When rereading Žižek’s The Plague of Fantasies I’ve found myself preoccupied by the contrast between his writing at this point (1997 when he was in his late 40s) and his more recent transition into a post-left figure who is increasingly to popular philosophy as Glenn Greenwald or Matt Taibbi are to political journalism. Leaving aside the grifter hypothesis (i.e. it’s a self-conscious act because his legacy audience is declining) it leaves the question of how we explain this transition, particularly the extent to which it is grounded in a performance of questioning the shibboleths of the liberal left in order to utter what has become unutterable. It’s interesting therefore to be reminded that in the Plague of Fantasies he actually advocates something quite like what the anti-‘woke’ right allege is a conspiracy to close down free exchange:

If racist attitudes were to be rendered acceptable for the mainstream ideologico-political discourse, this would radically shift the balance of the entire ideological hegemony … Today, in the face of the emergence of new racism and sexism, the strategy should be to make such enunciations unutterable, so that anyone relying on them automatically disqualifies himself (like, in our universe, those who refer approvingly to Fascism). One should emphatically not discuss ‘how many people really died in Auschwitz’, what are ‘the good aspects of slavery’, ‘the necessity of cutting down on workers’ collective rights’, and so on; the position here should be quite unashamedly ‘dogmatic’ and ‘terrorist’; this is not a matter for ‘open, rational, democratic discussion’.

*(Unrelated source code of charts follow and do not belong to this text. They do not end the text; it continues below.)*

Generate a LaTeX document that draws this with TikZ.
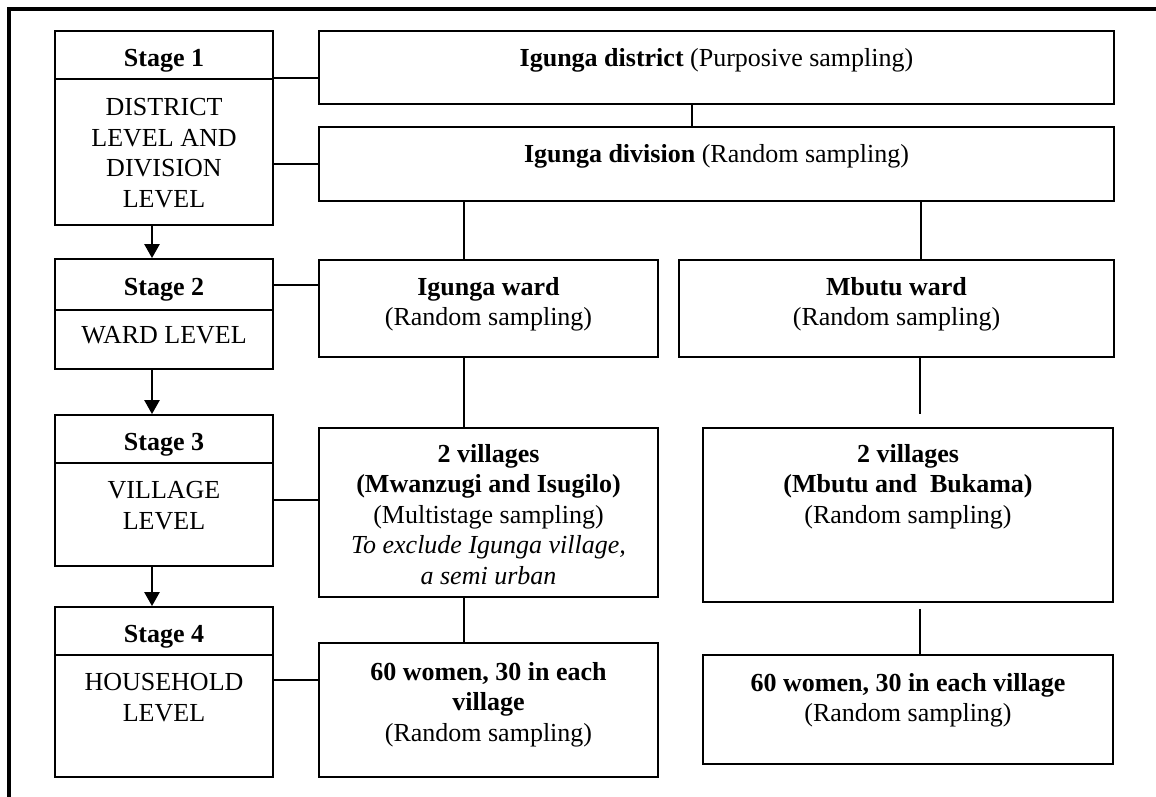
\documentclass[tikz,border=0pt]{standalone}
\usepackage{fontspec}
\setmainfont{Liberation Serif}
\usepackage{tikz}
\usetikzlibrary{arrows.meta}

\tikzset{
    box/.style={draw, rectangle, line width=1.8pt, inner sep=0pt},
    stagebox/.style={box, minimum width=218pt},
    stagehead/.style={stagebox, text height=22pt, text depth=0pt},
    txt/.style={anchor=north, align=center, inner sep=0pt},
    link/.style={line width=2pt},
    down/.style={line width=2.4pt, -{Triangle[width=15pt,length=14pt]}},
    frame/.style={line width=4pt}
}

\begin{document}
\begin{tikzpicture}[x=1pt, y=-1pt, every node/.style={font=\fontsize{26}{30.5}\selectfont}]
        \useasboundingbox (0,0) rectangle (1156,796);
        \draw[frame] (8.5,800) -- (8.5,8.5) -- (1160,8.5);

        \node[stagehead, minimum height=48pt] (s1h) at (164,55) {\textbf{Stage 1}};
        \node[stagebox, minimum height=146pt] (s1b) at (164,152) {};
        \node[stagehead, minimum height=51pt] (s2h) at (164,284.5) {\textbf{Stage 2}};
        \node[stagebox, minimum height=59pt] (s2b) at (164,339.5) {};
        \node[stagehead, minimum height=48pt] (s3h) at (164,439) {\textbf{Stage 3}};
        \node[stagebox, minimum height=103pt] (s3b) at (164,514.5) {};
        \node[stagehead, minimum height=48pt] (s4h) at (164,631) {\textbf{Stage 4}};
        \node[stagebox, minimum height=122pt] (s4b) at (164,716) {};

        \node[txt] (s1t) at ([yshift=-20pt]s1b.north) {DISTRICT\\LEVEL AND\\DIVISION\\LEVEL};
        \node[txt] (s2t) at ([yshift=-17pt]s2b.north) {WARD LEVEL};
        \node[txt] (s3t) at ([yshift=-19pt]s3b.north) {VILLAGE\\LEVEL};
        \node[txt] (s4t) at ([yshift=-19pt]s4b.north) {HOUSEHOLD\\LEVEL};

        \node[box, minimum width=795pt, minimum height=73pt] (dist) at (716.5,67.5) {};
        \node[box, minimum width=795pt, minimum height=74pt] (div) at (716.5,164) {};
        \node[box, minimum width=339pt, minimum height=97pt] (iward) at (488.5,308.5) {};
        \node[box, minimum width=435pt, minimum height=97pt] (mward) at (896.5,308.5) {};
        \node[box, minimum width=339pt, minimum height=169pt] (vilL) at (488.5,512.5) {};
        \node[box, minimum width=410pt, minimum height=174pt] (vilR) at (908,515) {};
        \node[box, minimum width=339pt, minimum height=134pt] (womL) at (488.5,710) {};
        \node[box, minimum width=410pt, minimum height=109pt] (womR) at (908,709.5) {};

        \node[txt] (distt) at ([yshift=-18pt]dist.north) {\textbf{Igunga district} (Purposive sampling)};
        \node[txt] (divt) at ([yshift=-18pt]div.north) {\textbf{Igunga division} (Random sampling)};
        \node[txt] (iwardt) at ([yshift=-18pt]iward.north) {\textbf{Igunga ward}\\(Random sampling)};
        \node[txt] (mwardt) at ([yshift=-18pt]mward.north) {\textbf{Mbutu ward}\\(Random sampling)};
        \node[txt] (vilLt) at ([yshift=-17pt]vilL.north) {\textbf{2 villages}\\\textbf{(Mwanzugi and Isugilo)}\\(Multistage sampling)\\\textit{To exclude Igunga village,}\\\textit{a semi urban}};
        \node[txt] (vilRt) at ([yshift=-17pt]vilR.north) {\textbf{2 villages}\\\textbf{(Mbutu and\ \ Bukama)}\\(Random sampling)};
        \node[txt] (womLt) at ([yshift=-20pt]womL.north) {\textbf{60 women, 30 in each}\\\textbf{village}\\(Random sampling)};
        \node[txt] (womRt) at ([yshift=-19pt]womR.north) {\textbf{60 women, 30 in each village}\\(Random sampling)};

        \draw[down] ([xshift=-12pt]s1b.south) -- ([xshift=-12pt]s2h.north);
        \draw[down] ([xshift=-12pt]s2b.south) -- ([xshift=-12pt]s3h.north);
        \draw[down] ([xshift=-12pt]s3b.south) -- ([xshift=-12pt]s4h.north);

        \draw[link] (s1b.north east) -- (s1b.north east -| dist.west);
        \draw[link] (div.west -| s1b.east) -- (div.west);
        \draw[link] (s2h.east) -- (s2h.east -| iward.west);
        \draw[link] (s3b.east |- 0,500) -- (vilL.west |- 0,500);
        \draw[link] (s4b.east |- 0,680) -- (womL.west |- 0,680);

        \draw[link] (dist.south -| 692,0) -- (div.north -| 692,0);
        \draw[link] (div.south -| 464,0) -- (iward.north -| 464,0);
        \draw[link] (div.south -| 921,0) -- (mward.north -| 921,0);
        \draw[link] (iward.south -| 464,0) -- (vilL.north -| 464,0);
        \draw[link, shorten >=13pt] (mward.south -| 920,0) -- (vilR.north -| 920,0);
        \draw[link] (vilL.south -| 464,0) -- (womL.north -| 464,0);
        \draw[link, shorten <=6pt] (vilR.south -| 920,0) -- (womR.north -| 920,0);
    \end{tikzpicture}
\end{document}
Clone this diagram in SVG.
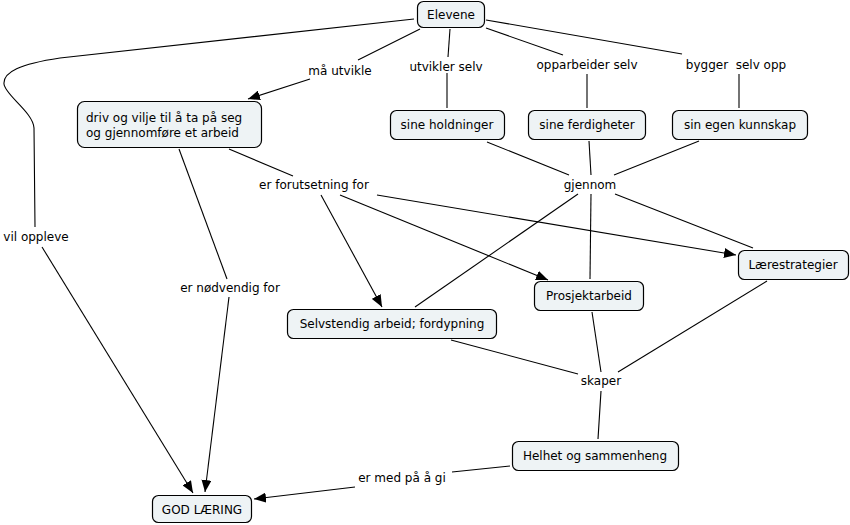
<svg xmlns="http://www.w3.org/2000/svg" width="850" height="525" viewBox="0 0 850 525">
<defs>
<marker id="arr" viewBox="0 0 12 10" refX="12" refY="5" markerWidth="12" markerHeight="10" markerUnits="userSpaceOnUse" orient="auto">
<path d="M0,0 L12,5 L0,10 Z" fill="#000"/>
</marker>
<style>
.n rect{fill:#eef3f5;stroke:#000;stroke-width:1.2}
text{font-family:"DejaVu Sans",Verdana,sans-serif;font-size:12px;fill:#000}
.c{text-anchor:middle}
#connectors path,#connectors line{stroke:#000;stroke-width:1.1;fill:none}
.a{marker-end:url(#arr)}
</style>
</defs>
<rect width="850" height="525" fill="#fff"/>
<g id="connectors">
<path d="M414 19 L60 58 C20 64 3 72 4 84 C5 95 33 112 34 128 L35 227"/>
<line x1="42" y1="247" x2="193" y2="493" class="a"/>
<line x1="420" y1="29" x2="358" y2="60"/>
<line x1="310" y1="79" x2="248" y2="99" class="a"/>
<line x1="450" y1="29" x2="448" y2="57"/>
<line x1="447" y1="73" x2="447" y2="108"/>
<line x1="486" y1="28" x2="563" y2="55"/>
<line x1="587" y1="74" x2="587" y2="108"/>
<line x1="486" y1="20" x2="682" y2="54"/>
<line x1="739" y1="74" x2="739" y2="108"/>
<line x1="229" y1="149" x2="293" y2="176"/>
<line x1="321" y1="195" x2="382" y2="307" class="a"/>
<line x1="340" y1="195" x2="548" y2="280" class="a"/>
<line x1="377" y1="195" x2="736" y2="255" class="a"/>
<line x1="179" y1="149" x2="227" y2="279"/>
<line x1="229" y1="297" x2="205" y2="492" class="a"/>
<line x1="487" y1="142" x2="569" y2="175"/>
<line x1="589" y1="141" x2="591" y2="175"/>
<line x1="699" y1="141" x2="614" y2="175"/>
<line x1="578" y1="194" x2="415" y2="307"/>
<line x1="591" y1="194" x2="590" y2="279"/>
<line x1="615" y1="194" x2="753" y2="248"/>
<line x1="451" y1="340" x2="578" y2="374"/>
<line x1="592" y1="312" x2="601" y2="372"/>
<line x1="767" y1="281" x2="618" y2="372"/>
<line x1="601" y1="391" x2="598" y2="439"/>
<line x1="510" y1="466" x2="452" y2="472"/>
<line x1="355" y1="487" x2="254" y2="499" class="a"/>
</g>
<g id="labels">
<text class="c" x="340" y="75">må utvikle</text>
<text class="c" x="446" y="71">utvikler selv</text>
<text class="c" x="587" y="69">opparbeider selv</text>
<text class="c" x="736" y="69" xml:space="preserve">bygger  selv opp</text>
<text class="c" x="590" y="189">gjennom</text>
<text class="c" x="314" y="189">er forutsetning for</text>
<text class="c" x="36" y="241">vil oppleve</text>
<text class="c" x="230" y="292">er nødvendig for</text>
<text class="c" x="601" y="385">skaper</text>
<text class="c" x="402" y="482">er med på å gi</text>
</g>
<g id="elevene" class="n"><rect x="417.5" y="1.5" width="67" height="26" rx="6"/><text class="c" x="451" y="19">Elevene</text></g>
<g id="driv" class="n"><rect x="77.5" y="101.5" width="184" height="46" rx="7"/><text x="86" y="122">driv og vilje til å ta på seg</text><text x="86" y="137">og gjennomføre et arbeid</text></g>
<g id="holdninger" class="n"><rect x="390.5" y="110.5" width="114" height="29" rx="6"/><text class="c" x="447" y="129">sine holdninger</text></g>
<g id="ferdigheter" class="n"><rect x="528.5" y="110.5" width="117" height="29" rx="6"/><text class="c" x="587" y="129">sine ferdigheter</text></g>
<g id="kunnskap" class="n"><rect x="672.5" y="110.5" width="135" height="29" rx="6"/><text class="c" x="740" y="129">sin egen kunnskap</text></g>
<g id="laerestrategier" class="n"><rect x="738.5" y="250.5" width="110" height="29" rx="6"/><text class="c" x="793" y="269">Lærestrategier</text></g>
<g id="prosjektarbeid" class="n"><rect x="534.5" y="281.5" width="109" height="29" rx="6"/><text class="c" x="589" y="300">Prosjektarbeid</text></g>
<g id="selvstendig" class="n"><rect x="287.5" y="309.5" width="209" height="29" rx="6"/><text class="c" x="392" y="328">Selvstendig arbeid; fordypning</text></g>
<g id="helhet" class="n"><rect x="512.5" y="441.5" width="166" height="29" rx="6"/><text class="c" x="595" y="460">Helhet og sammenheng</text></g>
<g id="godlaering" class="n"><rect x="152.5" y="495.5" width="99" height="27" rx="6"/><text class="c" x="202" y="514">GOD LÆRING</text></g>
</svg>
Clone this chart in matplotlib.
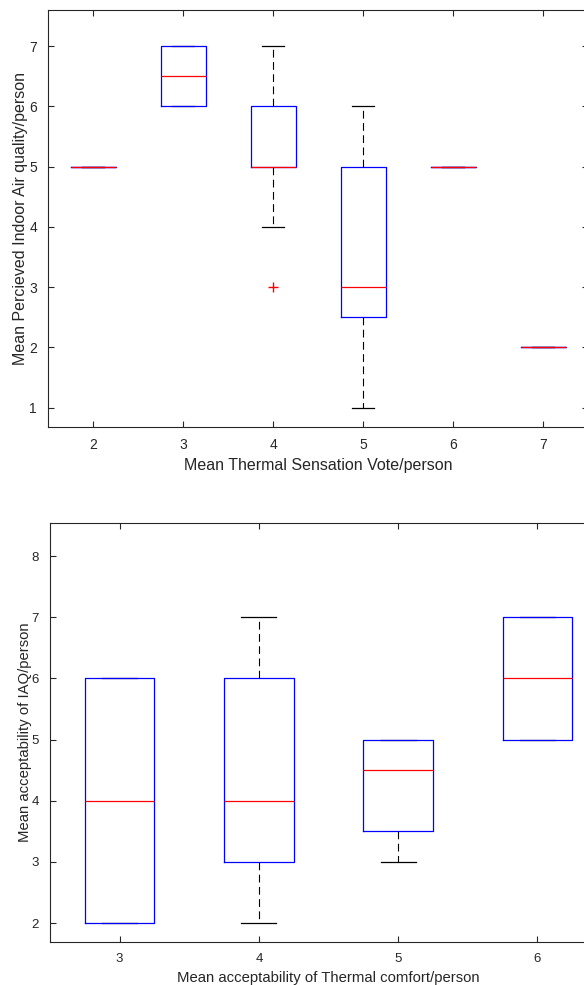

The Plague of Fantasies pg 34

Well said. Much as for example one shouldn’t engage in conversations about whether Trans women are ‘really’ women. In fact Žižek in his late 40s holds that “the measure of ideologico-political ‘regression’ is the extent to which such propositions become acceptable in public discourse”. Would he therefore see his older self as a symptom of such regression? Leaving aside the political differences it’s hard not to be struck by the intellectual vibrancy of his writing at this point, fizzing with energy as it effortlessly moves between analytical registers with a coherence which had largely deserted him within 10 years.